When you catch up with someone like that, what do you say about MS? Anything? Here's what I said:
Now, the juicy bit: back in 1992, I developed the symptoms of what was diagnosed a couple years later as multiple sclerosis (MS). I’m not sure how much you know about MS, but I’m doing pretty well for someone who’s 15 years into it. I have a lot less stamina than I did 10 or even 5 years ago, which has been frustrating for a guy who’s inclined to be a do-er. I use a cane maybe 50% of the time, mostly for balance, and I’ve had some trouble with chronic pain as a result of nerve damage, but rest of my symptoms are mild-to-moderate indignities. I’m not sure what else to say about it. I think in the last few years, I reached a point where the disease is always with me.
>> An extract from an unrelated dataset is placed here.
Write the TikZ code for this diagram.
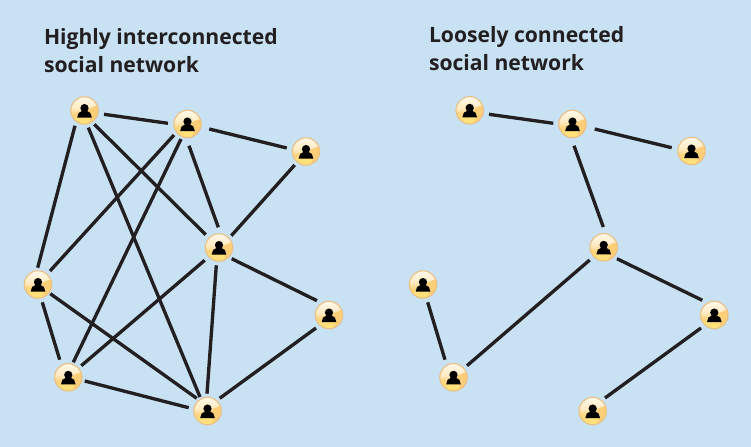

At first, it just meant giving myself a shot every couple days and checking in with a neurologist a couple times a year. But now, I’ve got a visibly funny walk and a disabled parking tag, I take a startling assortment of pills, I had a sort of neurological pacemaker implanted in my hip this spring, and I go to bed around 9:00 every night. There aren’t many places I go or things I do without MS coming along with me. It’s almost easier now, not trying to pass for a healthy person.
What else? My mom lives in Madison, but my dad and his second family are in West Salem, so I get back to La Crosse fairly often. Um, turn-ons include comfortable shoes, gin & tonics, and plentiful public restrooms, turn-offs include people who talk too fast, area rugs (tripping hazard), and the McCain health care plan.